By Stanislaw Lem

After reading the Cyberiad, I desperately needed more Stanislaw Lem science fiction satire. My late to the party discovery of Lem is nonetheless, now filling the void left by the death of Douglas Adams in 2001. I confess, I haven’t been able to get into the Dirk Gently series or Adam’s other non-Hitchhiker‘s series’. These days I need robots and space ships to hold my interest. Lem preceded Adams and most likely influenced him, however Adams reached my young mind first, at that time when I was ready to read. I had not heard of Lem until recently, despite having slept through Tarkovsky’s Solaris film in grad school more than 10 years ago. Regardless of all this I have found very little sci-fi satire to spark my interest in the intervening years since reading Adams. There have been a few TV series or films, such as Red Dwarf, Hyperdrive(BBC), Futurama, Spaceballs, Ice Pirates, etc., but nothing in print that could hold my attention, until now.
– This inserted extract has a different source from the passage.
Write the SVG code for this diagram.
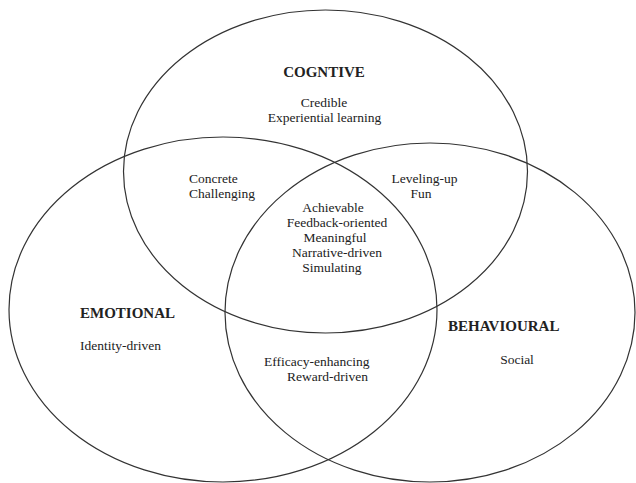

The Star Diaries is the first in a series of books that collect the varied adventures of the fictional rocket pilot, Ijon Tichy. Each story, or ‘voyage’ is numbered and they appear more or less in order but with a few numbers missing, such as the 9th, and 10th in the English translation. According to the translator, the voyage number order does not reflect the order in which they were written. Tichy travels galaxy in his one man rocket, sometimes on vacation, sometimes to satisfy his curiosity, and sometimes on contract from outside agencies.

Lem is funny and intricately cynical of human bureaucracy. He is a crafter of logical and verbal absurdities. He is a master of, if not inventor of that favorite sci-fi trope, techno-babble. Some adventures are smart, but long and dry; while others made me laugh enough to hurt my wounds from a recent surgery. Among my favorite voyages are the 7th, and the 11th.

Voyage 7, Sees Tichy and his rocket get stuck in several time loops. His frustration boils over when he tries to enlist the help of several versions of himself from different days of the week to repair his rocket and get them out of the time loop. Instead of working together, he is continually at odds with himself over the next course of action, even clobbering one of the versions of himself over the head. This story literally (and literarily) had my stitches in stitches.

Voyage 11 sends the pilot Tichy on a mission to find out what happened to a lost space crew, themselves sent to investigate a lost space crew and their mutinous computer on the planet Cercia. Word has it that the rogue computer, who hates wet and squishy humans has built an independent state populated by robots. Tichy goes to the planet disguised as a robot. He is told not to audibly breath, nor consume human food in the presence of the robots lest he be discovered and persecuted. There is much cultural awkwardness that ensues, including the robots’ outdated form of English, and their past time of torturing human dolls. There is a hilarious twist at the conclusion, when Tichy discovers what is really going on.

The Star Diaries are followed in English by, Memoirs of a Space Traveler, The Futurological Congress, and Peace on Earth.